Signed: I. D. F. 1621
While texts provided tables or calculating procedures to determine the range of shot as a function of the gun's elevation, some instrument makers offered similar information. This unusual instrument gives direct readings of distance for use with mortars, with scales for different kinds of shot.
The instrument consists of a foot with a vertical arc and a hinged upper part which carries a sighting tube. The inclination of the upper part is controlled by a screw. When the upper part is raised by turning the screw a pointer moves over the scales on the vertical arc. On one side the pointer is marked for 'fire bombs' ('FEVER K') and on the other for stone shot ('STEIN K'). By an ingenious system of transversal divisions the pointer is able to read each scale down to 10 unit intervals.
In use the instrument would have been longitudinally breech-mounted. It may have been placed with the vertical arc facing the breech and the screw pointing forwards. With the gun horizontal, the target would be sighted through the viewing tube (the direction of which should preferably be reversed from its orientation in figure 53). After estimating or measuring the distance to the target the pointer would be elevated to that distance on the scale, leaving the sighting tube to point downwards. The gun would then be elevated until the target again came in view through the tube.

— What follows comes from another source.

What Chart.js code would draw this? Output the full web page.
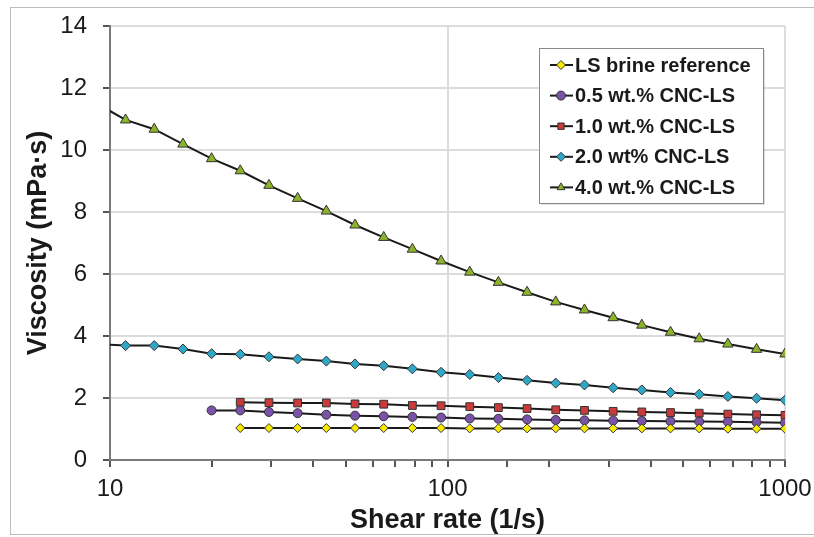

In addition to acting as a level giving direct readings of range, the instrument probably also served as a more standard sight when the upper part of the instrument was set to zero elevation. The central upright which supports the sighting tube has two pillars on one of which there is a scale from 1 to 10. On the other pillar there is a groove of the same length, suggesting that the upright would once have contained a sliding sight.